The Monthly Film Bulletin wrote: "Joyce Cary's novel, with its great central character, its comedy, passion and overflowing vitality, could not easily be confined within conventional screen limits. Alec Guinness, John Bryan and Ronald Neame are to be respected for what they have tried to do, but the essence of the novel eludes them. Guinness makes a brilliantly clever and consistent character study out of Gulley Jimson – rasping voice, shuffling little run, flashes of dignity and pathos alternating with the slapstick impudence. As Gulley the rogue he convinces, but as Gulley the artist something is missing. Kay Walsh and Renee Houston, as the square, defiant Coker and the yielding Sarah, are true to the novel's spirit. But several minor characters (the Beeders, the retired sailor who guards the houseboat) are taken too far towards caricature; and too many of Gulley's adventures have been translated into a sort of Ealing-style anarchism. Sometimes funny in their own right, though rather slackly directed by Ronald Neame, these scenes further weaken emphasis on the all-important fact that Gulley's story is that of creative force rather than lovable eccentricity. The picaresque ending – in the novel, Gulley is crushed when the wall falls on top of him – marks a further concession. The Horse's Mouth remains a brave venture; but beside the novel it looks very small."

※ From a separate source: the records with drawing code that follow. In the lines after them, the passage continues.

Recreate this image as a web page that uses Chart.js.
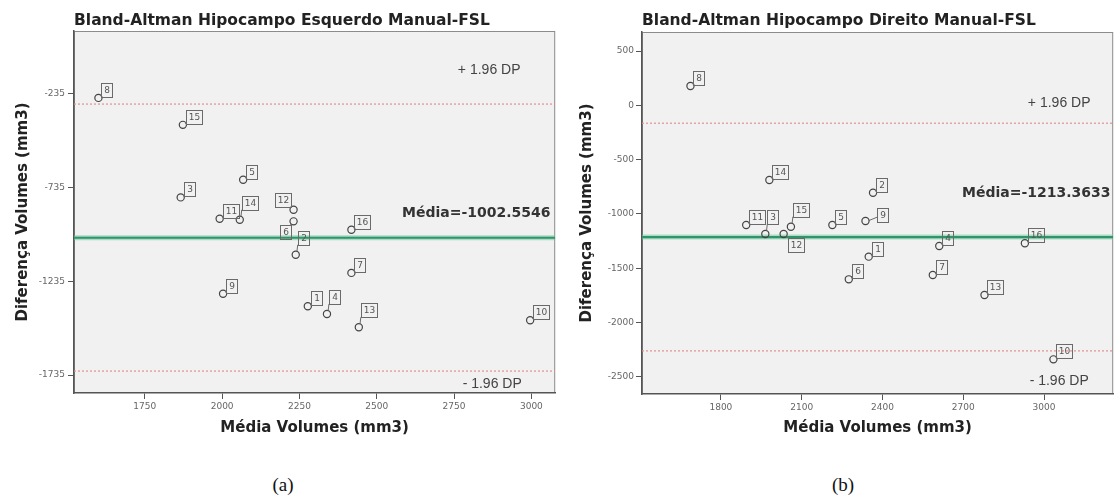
<!DOCTYPE html>
<html><head><meta charset="utf-8">
<script src="https://cdn.jsdelivr.net/npm/chart.js@4.4.1/dist/chart.umd.min.js"></script>
<style>
html,body{margin:0;padding:0;background:#fff;width:1118px;height:502px;overflow:hidden;}
#wa{position:absolute;left:0;top:0;width:560px;height:460px;}
#wb{position:absolute;left:560px;top:0;width:558px;height:460px;}
.cap{position:absolute;top:472px;font-family:"Liberation Serif","DejaVu Serif",serif;font-size:19px;color:#111;width:60px;text-align:center;line-height:26px;}
</style></head><body>
<div id="wa"><canvas id="ca" width="560" height="460"></canvas></div>
<div id="wb"><canvas id="cb" width="558" height="460"></canvas></div>
<div class="cap" style="left:253px">(a)</div>
<div class="cap" style="left:813px">(b)</div>
<script>
// ---- Data: (a) Hipocampo Esquerdo ----
const leftCases   = [1,2,3,4,5,6,7,8,9,10,11,12,13,14,15,16];
const leftMeanVol = [2277,2238,1866,2339,2068,2231,2418,1600,2003,2996,1992,2231,2442,2057,1873,2418];
const leftDiffVol = [-1368,-1093,-787,-1409,-693,-915,-1190,-256,-1301,-1443,-901,-853,-1480,-906,-400,-960];
const leftBias  = -1002.5546;
const leftUpper = -289;
const leftLower = -1714;
const leftXTicks = [1750,2000,2250,2500,2750,3000];
const leftYTicks = [-235,-735,-1235,-1735];
const leftXRange = [1521,3077];
const leftYRange = [-1831,101];

// ---- Data: (b) Hipocampo Direito ----
const rightCases   = [1,2,3,4,5,6,7,8,9,10,11,12,13,14,15,16];
const rightMeanVol = [2349,2365,1965,2611,2214,2275,2587,1687,2337,3035,1894,2033,2779,1980,2060,2929];
const rightDiffVol = [-1394,-805,-1185,-1296,-1103,-1603,-1563,178,-1066,-2340,-1103,-1185,-1747,-688,-1118,-1271];
const rightBias  = -1213.3633;
const rightUpper = -165;
const rightLower = -2262;
const rightXTicks = [1800,2100,2400,2700,3000];
const rightYTicks = [500,0,-500,-1000,-1500,-2000,-2500];
const rightXRange = [1507,3257];
const rightYRange = [-2659,675];

const FONT = '"DejaVu Sans", sans-serif';

const plotFrame = {
  id:'plotFrame',
  beforeDraw(chart){
    const {ctx, chartArea:a} = chart;
    ctx.save();
    ctx.fillStyle = '#f1f1f1';
    ctx.fillRect(a.left, a.top, a.right-a.left, a.bottom-a.top);
    ctx.strokeStyle = '#8c8c8c'; ctx.lineWidth = 1;
    ctx.strokeRect(a.left+0.5, a.top+0.5, a.right-a.left-1, a.bottom-a.top-1);
    ctx.restore();
  }
};

const caseLabels = {
  id:'caseLabels',
  afterDatasetsDraw(chart, args, opts){
    const meta = chart.getDatasetMeta(0);
    const ids = chart.data.datasets[0].caseIds;
    const place = opts.placement || {};
    const ctx = chart.ctx;
    ctx.save();
    ctx.font = '9px ' + FONT;
    ctx.textAlign = 'center'; ctx.textBaseline = 'middle';
    ctx.strokeStyle = '#6a6a6a'; ctx.fillStyle = '#555'; ctx.lineWidth = 1;
    meta.data.forEach((pt, i) => {
      const txt = String(ids[i]);
      const w = Math.round(ctx.measureText(txt).width + 5), h = 14;
      const cx = pt.x, cy = pt.y;
      let bx, by, l;
      switch (place[ids[i]]) {
        case 'up':    bx = cx+2;   by = cy-10-h; l = [cx+1.2, cy-3.3, cx+2, cy-10]; break;
        case 'ul':    bx = cx-3-w; by = cy-3-h;  l = [cx-2.5, cy-2.5, cx-3, cy-3]; break;
        case 'll':    bx = cx-3-w; by = cy+4;    l = [cx-2.5, cy+2.5, cx-3, cy+4]; break;
        case 'lr':    bx = cx+4;   by = cy+4;    l = [cx+2.5, cy+2.5, cx+4, cy+4]; break;
        case 'right': bx = cx+12;  by = cy+1-h;  l = [cx+3.5, cy-0.5, cx+12, cy-4]; break;
        default:      bx = cx+3;   by = cy-1-h;  l = [cx+2.5, cy-2.5, cx+3, cy-1];
      }
      bx = Math.round(bx)+0.5; by = Math.round(by)+0.5;
      ctx.beginPath(); ctx.moveTo(l[0], l[1]); ctx.lineTo(l[2], l[3]); ctx.stroke();
      ctx.strokeRect(bx, by, w, h);
      ctx.fillText(txt, bx + w/2, by + h/2 + 0.5);
    });
    ctx.restore();
  }
};

const baText = {
  id:'baText',
  afterDatasetsDraw(chart, args, opts){
    const {ctx, chartArea:a} = chart;
    ctx.save();
    ctx.textAlign = 'center'; ctx.textBaseline = 'middle';
    (opts.items || []).forEach(it => {
      ctx.font = (it.bold ? 'bold ' : '') + it.size + 'px ' + it.family;
      ctx.fillStyle = it.color;
      const y = it.anchor === 'bottom' ? a.bottom + it.dy : a.top + it.dy;
      ctx.fillText(it.text, a.right + it.dx, y);
    });
    ctx.restore();
  }
};

function hLine(xr, v){ return [{x:xr[0], y:v}, {x:xr[1], y:v}]; }

function makeChart(id, o){
  const pts = o.xs.map((x,i) => ({x, y:o.ys[i]}));
  return new Chart(document.getElementById(id), {
    type:'scatter',
    data:{ datasets:[
      { data:pts, caseIds:o.cases, pointStyle:'circle', pointRadius:3.6, pointHoverRadius:3.6,
        backgroundColor:'rgba(0,0,0,0)', borderColor:'#444', borderWidth:1.2 },
      { data:hLine(o.xr, o.upper), showLine:true, pointRadius:0, borderColor:'#e39090', borderWidth:1.2, borderDash:[2,2] },
      { data:hLine(o.xr, o.lower), showLine:true, pointRadius:0, borderColor:'#e39090', borderWidth:1.2, borderDash:[2,2] },
      { data:hLine(o.xr, o.bias), showLine:true, pointRadius:0, borderColor:'#2f9468', borderWidth:2.2 },
      { data:hLine(o.xr, o.bias), showLine:true, pointRadius:0, borderColor:'rgba(110,200,160,0.55)', borderWidth:5 }
    ]},
    options:{
      responsive:false, animation:false, events:[],
      layout:{ padding:{ left:0, right:o.padRight, top:0, bottom:0 } },
      plugins:{
        legend:{display:false}, tooltip:{enabled:false},
        title:{ display:true, text:o.title, align:'start', fullSize:false, color:'#222',
                font:{family:FONT, size:15.5, weight:'bold'}, padding:{top:o.titleTop, bottom:o.titleBottom} },
        caseLabels:{ placement:o.placement },
        baText:{ items:o.texts }
      },
      scales:{
        x:{ type:'linear', position:'bottom', min:o.xr[0], max:o.xr[1],
            afterBuildTicks:s => { s.ticks = o.xt.map(v => ({value:v})); },
            afterFit:s => { s.height = o.xAxisH; },
            ticks:{ font:{family:FONT, size:9}, color:'#666', padding:2, callback:v => String(v) },
            grid:{ drawOnChartArea:false, tickLength:6, tickColor:'#555', tickWidth:1 },
            border:{ display:true, color:'#555', width:1.5 },
            title:{ display:true, text:'Média Volumes (mm3)', color:'#222',
                    font:{family:FONT, size:15, weight:'bold'}, padding:{top:0, bottom:23} } },
        y:{ type:'linear', position:'left', min:o.yr[0], max:o.yr[1],
            afterBuildTicks:s => { s.ticks = o.yt.map(v => ({value:v})); },
            afterFit:s => { s.width = o.yAxisW; },
            ticks:{ font:{family:FONT, size:9}, color:'#666', padding:o.yTickPad, callback:v => String(v) },
            grid:{ drawOnChartArea:false, tickLength:6, tickColor:'#555', tickWidth:1 },
            border:{ display:true, color:'#555', width:1.5 },
            title:{ display:true, text:'Diferença Volumes (mm3)', color:'#222',
                    font:{family:FONT, size:15, weight:'bold'}, padding:{top:o.yTitlePad, bottom:0} } }
      }
    },
    plugins:[plotFrame, caseLabels, baText]
  });
}

makeChart('ca', {
  cases:leftCases, xs:leftMeanVol, ys:leftDiffVol, bias:leftBias, upper:leftUpper, lower:leftLower,
  xr:leftXRange, yr:leftYRange, xt:leftXTicks, yt:leftYTicks,
  title:'Bland-Altman Hipocampo Esquerdo Manual-FSL', titleTop:12, titleBottom:0.4,
  padRight:4, xAxisH:67, yAxisW:74, yTickPad:3, yTitlePad:14,
  placement:{12:'ul', 6:'ll', 2:'up', 13:'up', 4:'up', 14:'up'},
  texts:[
    {text:'+ 1.96 DP', dx:-66, dy:39, anchor:'top', size:14, family:'"Liberation Sans", sans-serif', color:'#444'},
    {text:'Média=' + leftBias.toFixed(4), dx:-79, dy:182, anchor:'top', size:14, bold:true, family:FONT, color:'#333'},
    {text:'- 1.96 DP', dx:-63, dy:-9, anchor:'bottom', size:14, family:'"Liberation Sans", sans-serif', color:'#444'}
  ]
});

makeChart('cb', {
  cases:rightCases, xs:rightMeanVol, ys:rightDiffVol, bias:rightBias, upper:rightUpper, lower:rightLower,
  xr:rightXRange, yr:rightYRange, xt:rightXTicks, yt:rightYTicks,
  title:'Bland-Altman Hipocampo Direito Manual-FSL', titleTop:12, titleBottom:1.4,
  padRight:2, xAxisH:66, yAxisW:82, yTickPad:2, yTitlePad:18,
  placement:{3:'up', 15:'up', 12:'lr', 9:'right'},
  texts:[
    {text:'+ 1.96 DP', dx:-54, dy:71, anchor:'top', size:14, family:'"Liberation Sans", sans-serif', color:'#444'},
    {text:'Média=' + rightBias.toFixed(4), dx:-77, dy:161, anchor:'top', size:14, bold:true, family:FONT, color:'#333'},
    {text:'- 1.96 DP', dx:-54, dy:-13, anchor:'bottom', size:14, family:'"Liberation Sans", sans-serif', color:'#444'}
  ]
});
</script>
</body></html>
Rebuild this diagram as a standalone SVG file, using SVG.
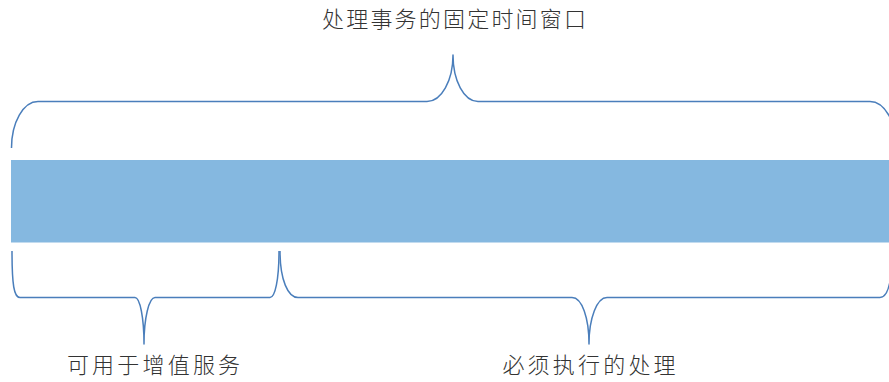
<svg xmlns="http://www.w3.org/2000/svg" width="889" height="382" viewBox="0 0 889 382">
<style>
.brace{fill:none;stroke:#4a7ebb;stroke-width:1.5;stroke-linejoin:round}
.lbl{font-family:"Noto Sans CJK SC","Noto Sans",sans-serif;font-size:22px;fill:#333333;text-anchor:middle;font-weight:300}
</style>
<rect width="889" height="382" fill="#ffffff"/>
<g id="bar"><rect x="11" y="160" width="878" height="82.5" fill="#85b8e0"/></g>
<g id="connectors">
<path id="brace-top" class="brace" d="M 11.5 148 C 11.5 122.3, 23.4 101.5, 38 101.5 L 427 101.5 C 441.4 101.5, 453 80.7, 453 55 C 453 80.7, 464 101.5, 478 101.5 L 870 101.5 C 884.6 101.5, 896.5 122.3, 896.5 148"/>
<path id="brace-left" class="brace" d="M 12 251 C 12 285, 14 297.5, 20 297.5 L 135 297.5 C 140 297.5, 144 318, 144 344 C 144 318, 149 297.5, 155 297.5 L 270 297.5 C 275 297.5, 279 280, 279 251"/>
<path id="brace-right" class="brace" d="M 280 251 C 280 280, 288 297.5, 298 297.5 L 572 297.5 C 582 297.5, 589 318, 589 344 C 589 318, 597 297.5, 607 297.5 L 880 297.5 C 888 297.5, 892 282, 892 251"/>
</g>
<g id="label-top"><text class="lbl" x="455.1" y="27" letter-spacing="2.2">处理事务的固定时间窗口</text></g>
<g id="label-left"><text class="lbl" x="155.1" y="373" letter-spacing="3.2">可用于增值服务</text></g>
<g id="label-right"><text class="lbl" x="590.6" y="373" letter-spacing="3.2">必须执行的处理</text></g>
</svg>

Scott Weinberg of the Apollo Guide described Guinness' performance as "a devilishly enjoyable character study" that "ranges from 'mildly dishevelled' to 'tragically exhausted and also praised Neame's direction.

A contemporary Film Quarterly review by Henry Goodman identified the film's predominant theme of the artist as destroyer and praised the Gulley Jimson character as "a fine realization of the absurdities as well as the idealisms of the creative life."